Wednesday, February 1, 2023

PDF with font subsetting and a look in the future

After several days of head scratching, debugging and despair I finally got font subsetting working in PDF. The text renders correctly in Okular, goes througg Ghostscript without errors and even passes an online PDF validator I found. But not Acrobat Reader, which chokes on it completely and refuses to show anything. Sigh.

The most likely cause is that the subset font that gets generated during this operation is not 100% valid. The approach I use is almost identical to what LO does, but for some reason their PDFs work. Opening both files in FontForge seems to indicate that the .notdef glyph definition is somehow not correct, but offers no help as to why.

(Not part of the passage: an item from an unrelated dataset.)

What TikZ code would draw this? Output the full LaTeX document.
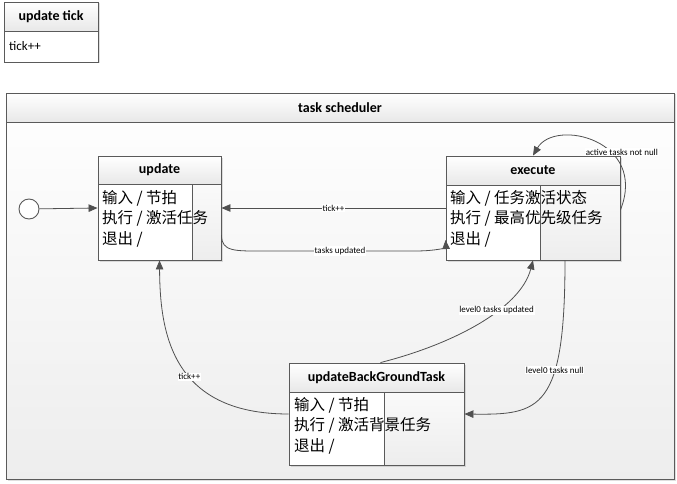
\documentclass[tikz,border=0pt]{standalone}
\usepackage{fontspec}
\setmainfont{Carlito}
\newfontfamily\cjk{Noto Sans CJK SC}
\usetikzlibrary{calc,arrows.meta,shadows}
\definecolor{bordc}{HTML}{5A5A5A}
\definecolor{linec}{HTML}{505050}
\tikzset{
  outerbox/.style={draw=bordc, line width=0.9pt, fill=white, drop shadow={shadow xshift=1.5pt, shadow yshift=-1.5pt, opacity=0.25}},
  hdrfill/.style={top color=white, bottom color=gray!18, draw=bordc, line width=0.9pt},
  rightfill/.style={top color=gray!4, bottom color=gray!14},
  innerbox/.style={draw=bordc, line width=0.9pt},
  title/.style={font=\bfseries\fontsize{14}{16}\selectfont, inner sep=0pt},
  bodytext/.style={font=\cjk\fontsize{15.5}{20.5}\selectfont, align=left, anchor=north west, inner sep=0pt},
  conn/.style={draw=linec, line width=0.8pt, -{Triangle[length=9pt,width=7.5pt]}, color=linec},
  lbl/.style={font=\fontsize{9}{10}\selectfont, fill=white, inner sep=0.8pt, text=black},
}
\begin{document}
\begin{tikzpicture}[x=1pt,y=-1pt]
\useasboundingbox (0,0) rectangle (677,484);

% update tick box
\path[outerbox] (4,2) rectangle (98,62);
\path[hdrfill] (4,2) rectangle (98,31);
\node[title] (uttitle) at (51,16.5) {update tick};
\node[font=\fontsize{13}{16}\selectfont, anchor=west, inner sep=0pt] (uttext) at (9,46) {tick++};

% task scheduler frame
\path[outerbox, top color=white, bottom color=gray!14] (6,93) rectangle (674,479);
\path[hdrfill] (6,93) rectangle (674,122);
\node[title] (tstitle) at (340,107.5) {task scheduler};

% initial state
\node[circle, draw=bordc, line width=0.9pt, fill=white, minimum size=20pt, inner sep=0pt] (init) at (29,209) {};

% update state
\node[outerbox, minimum width=123pt, minimum height=104pt, inner sep=0pt] (update) at (159.5,208) {};
\path[rightfill] (192,184) rectangle (221,260);
\path[hdrfill] (98,156) rectangle (221,184);
\path[innerbox] (98,184) rectangle (192,260);
\draw[draw=bordc, line width=0.9pt] (98,156) rectangle (221,260);
\node[title] (uptitle) at (159.5,170) {update};
\node[bodytext] (upbody) at (102,190) {输入 / 节拍\\执行 / 激活任务\\退出 /};

% execute state
\node[outerbox, minimum width=174pt, minimum height=104pt, inner sep=0pt] (exec) at (533,208) {};
\path[rightfill] (540,185) rectangle (620,260);
\path[hdrfill] (446,156) rectangle (620,185);
\path[innerbox] (446,185) rectangle (540,260);
\draw[draw=bordc, line width=0.9pt] (446,156) rectangle (620,260);
\node[title] (extitle) at (533,170.5) {execute};
\node[bodytext] (exbody) at (450,190) {输入 / 任务激活状态\\执行 / 最高优先级任务\\退出 /};

% updateBackGroundTask state
\node[outerbox, minimum width=175pt, minimum height=102pt, inner sep=0pt] (bg) at (376.5,414) {};
\path[rightfill] (384,392) rectangle (464,465);
\path[hdrfill] (289,363) rectangle (464,392);
\path[innerbox] (289,392) rectangle (384,465);
\draw[draw=bordc, line width=0.9pt] (289,363) rectangle (464,465);
\node[title] (bgtitle) at (376.5,377.5) {updateBackGroundTask};
\node[bodytext] (bgbody) at (294,397) {输入 / 节拍\\执行 / 激活背景任务\\退出 /};

% connectors
\draw[conn] (init) -- (update.west);
\draw[conn] (exec.west) -- node[lbl] (l1) {tick++} (update.east);
\draw[conn] ([yshift=-27pt]update.east) .. controls ([yshift=-44pt]update.east) and (235,251) .. (265,251)
   -- node[lbl] (l2) {tasks updated} (415,251) .. controls (438,251) and (446,247) .. ([yshift=-32pt]exec.west);
\draw[conn] ([yshift=-2pt]exec.east) .. controls (648,140) and (555,118) .. (exec.north)
   node[lbl, pos=0.3, xshift=4pt, yshift=8pt] (l3) {active tasks not null};
\draw[conn] ([xshift=32pt]exec.south) .. controls (565,410) and (540,415) .. (bg.east)
   node[lbl, pos=0.35] (l4) {level0 tasks null};
\draw[conn] ([xshift=4pt]bg.north) .. controls (450,345) and (520,310) .. (exec.south)
   node[lbl, pos=0.62] (l5) {level0 tasks updated};
\draw[conn] (bg.west) .. controls (170,414) and (160,330) .. (update.south)
   node[lbl, pos=0.42] (l6) {tick++};
\end{tikzpicture}
\end{document}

In any case it seems like there would be a need for a library for PDF generation. Existing libs either do not handle non-RGB color spaces or are implemented in Java, Ruby or other languages that are hard to use from languages other than themselves. Many programs, like LO and Scribus, have their own libraries for generating PDF files. It would be nice if there could be a single library for that.

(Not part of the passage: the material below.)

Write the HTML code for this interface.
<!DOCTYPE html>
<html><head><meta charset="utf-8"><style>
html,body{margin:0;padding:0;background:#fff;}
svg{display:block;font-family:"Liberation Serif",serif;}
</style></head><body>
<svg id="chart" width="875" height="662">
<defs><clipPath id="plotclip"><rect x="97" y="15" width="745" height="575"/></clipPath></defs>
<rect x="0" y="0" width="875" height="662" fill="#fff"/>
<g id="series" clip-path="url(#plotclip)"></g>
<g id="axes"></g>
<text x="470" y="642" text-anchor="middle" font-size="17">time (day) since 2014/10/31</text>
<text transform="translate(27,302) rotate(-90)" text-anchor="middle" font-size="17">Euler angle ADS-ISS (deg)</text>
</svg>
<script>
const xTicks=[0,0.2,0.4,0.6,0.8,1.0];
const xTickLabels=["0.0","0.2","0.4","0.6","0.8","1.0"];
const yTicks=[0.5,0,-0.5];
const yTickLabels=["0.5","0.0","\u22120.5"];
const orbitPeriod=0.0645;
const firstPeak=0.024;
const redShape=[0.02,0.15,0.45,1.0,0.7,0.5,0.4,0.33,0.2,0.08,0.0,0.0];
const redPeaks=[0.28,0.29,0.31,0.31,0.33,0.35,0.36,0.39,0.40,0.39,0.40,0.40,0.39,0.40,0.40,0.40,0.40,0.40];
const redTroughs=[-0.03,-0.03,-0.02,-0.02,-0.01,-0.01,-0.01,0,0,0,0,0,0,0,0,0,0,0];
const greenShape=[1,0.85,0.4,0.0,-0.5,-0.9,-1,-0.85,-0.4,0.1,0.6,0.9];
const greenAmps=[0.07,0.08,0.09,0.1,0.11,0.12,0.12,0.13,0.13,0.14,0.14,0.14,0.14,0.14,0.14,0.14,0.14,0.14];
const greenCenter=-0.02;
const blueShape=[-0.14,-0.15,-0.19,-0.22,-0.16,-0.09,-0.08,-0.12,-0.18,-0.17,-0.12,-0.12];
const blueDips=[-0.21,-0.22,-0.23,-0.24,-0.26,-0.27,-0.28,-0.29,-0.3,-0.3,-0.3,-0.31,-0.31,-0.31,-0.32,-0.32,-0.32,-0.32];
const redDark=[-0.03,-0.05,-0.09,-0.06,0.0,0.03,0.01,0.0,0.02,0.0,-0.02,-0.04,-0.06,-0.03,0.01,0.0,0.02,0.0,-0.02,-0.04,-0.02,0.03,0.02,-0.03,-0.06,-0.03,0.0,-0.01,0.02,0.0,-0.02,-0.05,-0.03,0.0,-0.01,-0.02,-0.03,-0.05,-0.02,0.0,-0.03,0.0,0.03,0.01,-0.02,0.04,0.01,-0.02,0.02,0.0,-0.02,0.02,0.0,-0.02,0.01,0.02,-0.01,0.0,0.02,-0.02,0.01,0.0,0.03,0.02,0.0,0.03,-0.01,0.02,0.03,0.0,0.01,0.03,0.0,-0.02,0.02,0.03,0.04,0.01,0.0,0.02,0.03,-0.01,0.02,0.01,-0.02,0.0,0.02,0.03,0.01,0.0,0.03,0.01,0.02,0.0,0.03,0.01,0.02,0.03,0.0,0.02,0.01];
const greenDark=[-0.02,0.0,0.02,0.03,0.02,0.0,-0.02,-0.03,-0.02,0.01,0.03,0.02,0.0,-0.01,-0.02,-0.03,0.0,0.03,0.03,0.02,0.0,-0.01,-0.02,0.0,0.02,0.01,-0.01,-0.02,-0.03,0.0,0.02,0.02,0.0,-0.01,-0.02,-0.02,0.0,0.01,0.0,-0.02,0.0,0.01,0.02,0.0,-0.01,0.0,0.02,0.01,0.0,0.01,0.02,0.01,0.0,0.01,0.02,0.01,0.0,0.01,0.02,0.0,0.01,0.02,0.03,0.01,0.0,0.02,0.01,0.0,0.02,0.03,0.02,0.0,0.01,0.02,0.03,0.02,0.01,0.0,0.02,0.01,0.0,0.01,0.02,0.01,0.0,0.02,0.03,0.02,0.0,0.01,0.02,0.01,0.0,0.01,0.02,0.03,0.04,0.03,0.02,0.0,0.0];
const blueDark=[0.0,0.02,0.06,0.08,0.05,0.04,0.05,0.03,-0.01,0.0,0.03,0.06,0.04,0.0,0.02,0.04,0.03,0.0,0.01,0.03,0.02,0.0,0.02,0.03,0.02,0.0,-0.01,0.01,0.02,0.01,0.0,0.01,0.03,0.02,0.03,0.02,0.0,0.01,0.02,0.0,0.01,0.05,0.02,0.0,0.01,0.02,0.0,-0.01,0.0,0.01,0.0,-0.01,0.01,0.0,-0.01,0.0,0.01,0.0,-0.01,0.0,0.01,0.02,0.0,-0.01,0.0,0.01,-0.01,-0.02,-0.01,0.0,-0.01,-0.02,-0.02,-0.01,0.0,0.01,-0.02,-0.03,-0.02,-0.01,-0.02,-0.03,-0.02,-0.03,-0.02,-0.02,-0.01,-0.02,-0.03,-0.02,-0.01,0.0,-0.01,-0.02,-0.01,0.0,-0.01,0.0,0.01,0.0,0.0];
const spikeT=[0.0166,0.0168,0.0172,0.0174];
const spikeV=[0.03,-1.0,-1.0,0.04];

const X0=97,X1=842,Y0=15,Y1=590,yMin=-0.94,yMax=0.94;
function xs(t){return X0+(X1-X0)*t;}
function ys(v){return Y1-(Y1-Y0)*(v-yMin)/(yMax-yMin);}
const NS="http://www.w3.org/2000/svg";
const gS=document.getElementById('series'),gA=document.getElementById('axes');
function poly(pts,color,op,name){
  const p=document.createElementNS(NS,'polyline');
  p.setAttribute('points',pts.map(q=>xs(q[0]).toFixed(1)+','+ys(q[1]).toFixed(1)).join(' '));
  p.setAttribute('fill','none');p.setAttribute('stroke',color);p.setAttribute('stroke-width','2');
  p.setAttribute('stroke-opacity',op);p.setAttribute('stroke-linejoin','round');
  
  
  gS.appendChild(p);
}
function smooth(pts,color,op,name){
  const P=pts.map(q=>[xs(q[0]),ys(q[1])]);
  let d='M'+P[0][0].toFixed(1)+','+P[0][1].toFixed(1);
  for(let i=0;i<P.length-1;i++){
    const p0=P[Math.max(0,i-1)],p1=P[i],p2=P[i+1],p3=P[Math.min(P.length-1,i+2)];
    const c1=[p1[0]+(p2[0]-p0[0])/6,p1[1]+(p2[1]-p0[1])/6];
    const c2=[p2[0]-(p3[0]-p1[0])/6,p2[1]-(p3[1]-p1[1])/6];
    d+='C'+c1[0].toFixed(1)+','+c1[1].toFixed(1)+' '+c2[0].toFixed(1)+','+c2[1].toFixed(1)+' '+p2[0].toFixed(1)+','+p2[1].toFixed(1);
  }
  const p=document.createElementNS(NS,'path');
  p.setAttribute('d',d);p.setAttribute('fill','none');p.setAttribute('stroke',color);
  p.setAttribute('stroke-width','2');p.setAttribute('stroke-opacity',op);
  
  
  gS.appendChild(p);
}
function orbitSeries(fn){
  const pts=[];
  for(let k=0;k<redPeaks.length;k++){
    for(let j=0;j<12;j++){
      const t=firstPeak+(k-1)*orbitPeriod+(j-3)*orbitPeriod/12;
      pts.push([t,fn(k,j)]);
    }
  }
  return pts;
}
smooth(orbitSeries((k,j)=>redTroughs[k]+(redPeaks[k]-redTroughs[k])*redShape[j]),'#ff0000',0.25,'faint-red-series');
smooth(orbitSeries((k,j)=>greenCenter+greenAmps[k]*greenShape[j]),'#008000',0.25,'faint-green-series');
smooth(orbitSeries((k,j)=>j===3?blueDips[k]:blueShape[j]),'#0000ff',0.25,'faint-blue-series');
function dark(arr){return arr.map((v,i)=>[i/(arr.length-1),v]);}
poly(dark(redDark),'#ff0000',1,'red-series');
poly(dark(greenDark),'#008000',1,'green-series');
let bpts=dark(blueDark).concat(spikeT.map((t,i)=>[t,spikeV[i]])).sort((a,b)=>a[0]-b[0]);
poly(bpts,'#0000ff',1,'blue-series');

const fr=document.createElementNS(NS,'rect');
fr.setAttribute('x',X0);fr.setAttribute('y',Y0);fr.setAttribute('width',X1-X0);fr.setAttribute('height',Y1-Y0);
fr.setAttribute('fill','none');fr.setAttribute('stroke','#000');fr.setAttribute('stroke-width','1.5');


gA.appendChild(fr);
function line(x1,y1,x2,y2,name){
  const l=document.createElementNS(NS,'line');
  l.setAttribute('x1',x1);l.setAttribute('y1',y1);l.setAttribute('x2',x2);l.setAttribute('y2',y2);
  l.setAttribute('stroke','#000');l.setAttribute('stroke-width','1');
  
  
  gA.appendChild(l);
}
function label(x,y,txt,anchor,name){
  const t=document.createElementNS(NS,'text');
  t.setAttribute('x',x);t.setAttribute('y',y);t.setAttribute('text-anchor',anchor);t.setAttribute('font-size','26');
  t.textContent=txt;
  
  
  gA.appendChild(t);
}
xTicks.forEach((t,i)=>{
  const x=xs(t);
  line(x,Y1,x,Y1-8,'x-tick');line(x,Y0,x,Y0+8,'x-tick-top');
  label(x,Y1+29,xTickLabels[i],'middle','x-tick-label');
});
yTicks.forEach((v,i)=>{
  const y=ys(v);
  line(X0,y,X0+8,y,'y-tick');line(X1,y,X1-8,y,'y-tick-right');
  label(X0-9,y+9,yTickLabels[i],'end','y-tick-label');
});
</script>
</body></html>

Is this a reasonable idea that people would actually be interested in? I don't know, but let's try to find out. I'm going to spend the next weekend in FOSDEM. So if you are going too and are interested in PDF generation, write a comment below or send me an email, I guess? Maybe we can have a shadow meeting in the cafeteria.

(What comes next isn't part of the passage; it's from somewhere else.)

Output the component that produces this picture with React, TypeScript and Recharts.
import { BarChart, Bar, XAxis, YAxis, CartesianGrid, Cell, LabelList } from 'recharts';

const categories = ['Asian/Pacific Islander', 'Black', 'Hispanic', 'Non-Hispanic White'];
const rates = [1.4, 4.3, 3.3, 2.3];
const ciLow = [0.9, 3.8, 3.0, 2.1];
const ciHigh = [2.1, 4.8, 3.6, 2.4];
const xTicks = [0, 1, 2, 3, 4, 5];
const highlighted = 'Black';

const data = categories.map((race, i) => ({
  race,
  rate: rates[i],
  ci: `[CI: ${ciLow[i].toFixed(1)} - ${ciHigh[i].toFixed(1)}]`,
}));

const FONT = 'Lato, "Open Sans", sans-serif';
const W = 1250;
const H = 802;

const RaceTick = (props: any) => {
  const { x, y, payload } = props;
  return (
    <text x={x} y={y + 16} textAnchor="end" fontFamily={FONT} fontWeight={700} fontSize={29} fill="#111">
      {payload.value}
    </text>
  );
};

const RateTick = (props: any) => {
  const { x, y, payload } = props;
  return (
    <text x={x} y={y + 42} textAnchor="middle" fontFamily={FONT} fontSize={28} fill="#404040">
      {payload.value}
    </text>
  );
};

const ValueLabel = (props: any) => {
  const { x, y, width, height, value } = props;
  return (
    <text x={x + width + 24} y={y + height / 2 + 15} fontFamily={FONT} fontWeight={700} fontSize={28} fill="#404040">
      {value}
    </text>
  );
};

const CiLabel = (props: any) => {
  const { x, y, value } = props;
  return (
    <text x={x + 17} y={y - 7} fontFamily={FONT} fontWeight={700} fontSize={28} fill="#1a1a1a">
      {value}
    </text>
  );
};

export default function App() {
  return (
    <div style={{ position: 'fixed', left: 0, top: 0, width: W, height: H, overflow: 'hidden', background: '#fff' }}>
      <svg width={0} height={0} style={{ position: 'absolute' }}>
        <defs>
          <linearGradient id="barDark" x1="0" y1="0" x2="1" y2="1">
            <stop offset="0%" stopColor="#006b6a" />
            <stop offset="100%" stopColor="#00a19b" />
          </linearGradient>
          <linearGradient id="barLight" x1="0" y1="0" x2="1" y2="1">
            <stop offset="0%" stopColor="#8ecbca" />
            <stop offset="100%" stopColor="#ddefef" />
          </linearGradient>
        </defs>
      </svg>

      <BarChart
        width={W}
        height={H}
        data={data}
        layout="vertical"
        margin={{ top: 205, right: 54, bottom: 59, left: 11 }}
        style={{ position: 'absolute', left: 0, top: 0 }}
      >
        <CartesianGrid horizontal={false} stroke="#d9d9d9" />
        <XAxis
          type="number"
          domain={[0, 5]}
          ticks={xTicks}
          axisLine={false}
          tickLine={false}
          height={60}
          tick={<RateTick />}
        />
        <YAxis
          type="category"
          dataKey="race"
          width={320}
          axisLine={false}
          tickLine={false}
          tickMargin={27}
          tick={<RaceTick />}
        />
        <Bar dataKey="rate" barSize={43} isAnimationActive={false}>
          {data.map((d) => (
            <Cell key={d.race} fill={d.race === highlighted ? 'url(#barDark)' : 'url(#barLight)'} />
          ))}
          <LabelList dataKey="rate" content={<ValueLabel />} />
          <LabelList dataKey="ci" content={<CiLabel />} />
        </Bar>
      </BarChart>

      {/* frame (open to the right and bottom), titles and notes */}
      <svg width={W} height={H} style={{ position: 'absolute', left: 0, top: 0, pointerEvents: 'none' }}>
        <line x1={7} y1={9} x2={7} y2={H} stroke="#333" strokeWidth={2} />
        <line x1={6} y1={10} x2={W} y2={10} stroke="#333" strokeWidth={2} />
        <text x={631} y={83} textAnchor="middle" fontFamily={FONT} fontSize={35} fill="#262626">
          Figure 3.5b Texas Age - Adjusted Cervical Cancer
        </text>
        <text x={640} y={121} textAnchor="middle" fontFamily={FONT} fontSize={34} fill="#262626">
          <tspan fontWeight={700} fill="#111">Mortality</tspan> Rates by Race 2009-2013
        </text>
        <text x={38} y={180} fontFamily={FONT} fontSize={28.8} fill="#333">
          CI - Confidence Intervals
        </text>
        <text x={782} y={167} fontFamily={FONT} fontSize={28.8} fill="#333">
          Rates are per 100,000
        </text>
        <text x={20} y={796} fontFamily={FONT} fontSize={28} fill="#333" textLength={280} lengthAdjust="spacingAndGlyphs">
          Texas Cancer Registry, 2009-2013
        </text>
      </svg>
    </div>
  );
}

Wednesday, January 25, 2023

Typesetting an entire book part V: Getting it published

Writing a book is not that difficult. Sure, it is laborious, but if you merely keep typing away day after day, eventually you end up with a manuscript. Writing a book that is "good" or one that other people would want to read is a lot harder. Still, even that is easy compared to trying to get a book published. According to various unreferenced sources on the Internet, out of all manuscripts submitted only 1 in 1000 to 1 in 10 000 gets accepted for publication. Probabilitywise this is roughly as unlikely casting five dice and getting six with all of them.

Having written a manuscript I went about tying to get it published. The common approach in most countries is that first you have to pitch your manuscript to a literary agent, and if you succeed, they will then try to pitch it to publishers. In Finland the the procedure is simpler, anyone can submit their manuscripts directly to book publishing houses without a middle man. While this makes things easier, it does not help with deciding how much the manuscript should be polished before submission. The more you polish the bigger your chances of getting published, but the longer it takes and the more work you have to do if the publisher wants to make changes to the content.

Eventually I ended up with a sort-of-agile approach. I first gathered a list of all book publishers that have published scifi recently (there were not many). Then I polished the manuscript enough so it had no obvious deficiencies and sent it to the first publisher on the list. Then I did a full revision of the text and sent it to the next one and so on. Eventually I had sent it to all of them. Very soon thereafter I had received either a rejection email or nothing at all from each one.

It's not who you are, but who you know

Since the content did not succeed in selling itself, it was time to start using connections. I have known Pertti Jarla, who is one of Finland's most popular cartoonists, for several years. He runs a small scale publishing company. Its most famous book thus far has been a re-translated version of Philip K. Dick's Do Androids Dream of Electric Sheep. I reached out to him and, long story short, the book should available in Finnish bookstores in a few weeks. The front cover looks like this.

More information in Finnish can be found on the publisher's web site. As for the obvious question of what would the book's title be in English, unfortunately the answer is "it's quite complicated to translate, actually". Basically what the title says is "A giant leap for mankind" but also not, and I have not managed to come up with a description or a translation that would not be a spoiler.

So you'll just have to wait for part VI: Getting translated. Which is an order of magnitude more difficult than getting published.